If a priest is incardinated (and that’s the key word here; http://en.wikipedia.org/wiki/Incardination_and_excardination) in the Diocese of New York, he is expected tp stay in that diocese. He cannot just pick up and move to another diocese and function as a priest. If he wishes to leave the Diocese of New York, however, and his bishop agrees, he can be lent to another diocese for several years and then officially incardinated there (as long as all parties agree).

That’s what the Code of Canon Law makes clear:

THE ENROLLMENT, OR INCARDINATION, OF CLERICS

Can. 265 Every cleric must be incardinated either in a particular church or personal prelature, or in an institute of consecrated life or society endowed with this faculty, in such a way that unattached or transient clerics are not allowed at all.

Can. 266 §1. Through the reception of the diaconate, a person becomes a cleric and is incardinated in the particular church or personal prelature for whose service he has been advanced.

Example: I know a priest from South America.

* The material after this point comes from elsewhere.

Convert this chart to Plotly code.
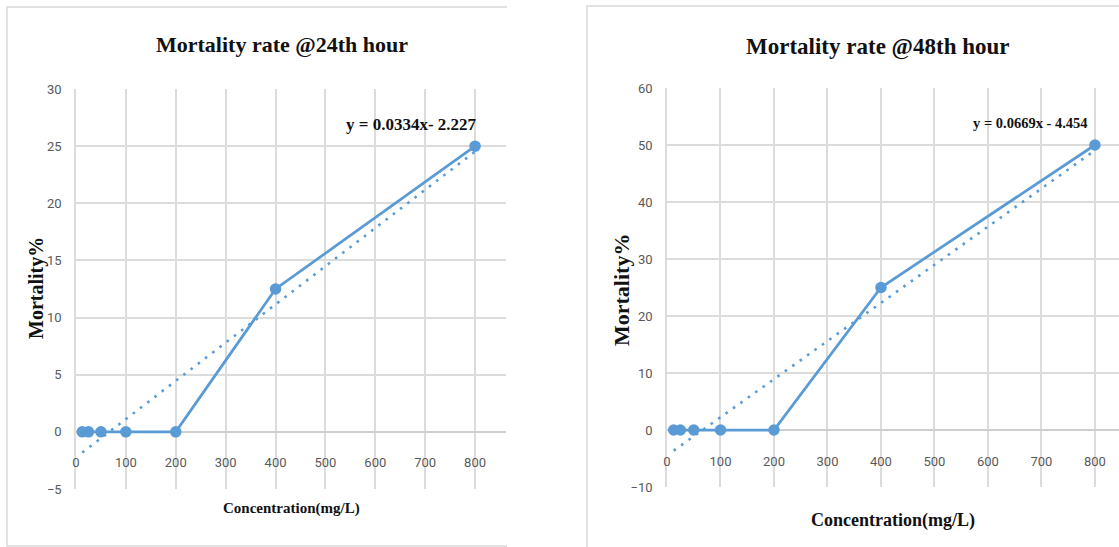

He wanted to be a missionary priest in America to work among Hispanics here. He was accepted as a seminarian in a diocese in a western U.S. state. They sent him to a Benedictine seminary college in another state tp finish his education. He was ordained by the diocese which sent him there, but only worked for a brief time in that diocese. He hated it there. Didn’t like the bishop - because he thought he wasn’t upholding Catholic teaching. He asked for permission to go to a midwestern diocese, receieved it, has been successful there (among both anglos and hispanics by the way), and will eventually incardinated in that midwestern diocese.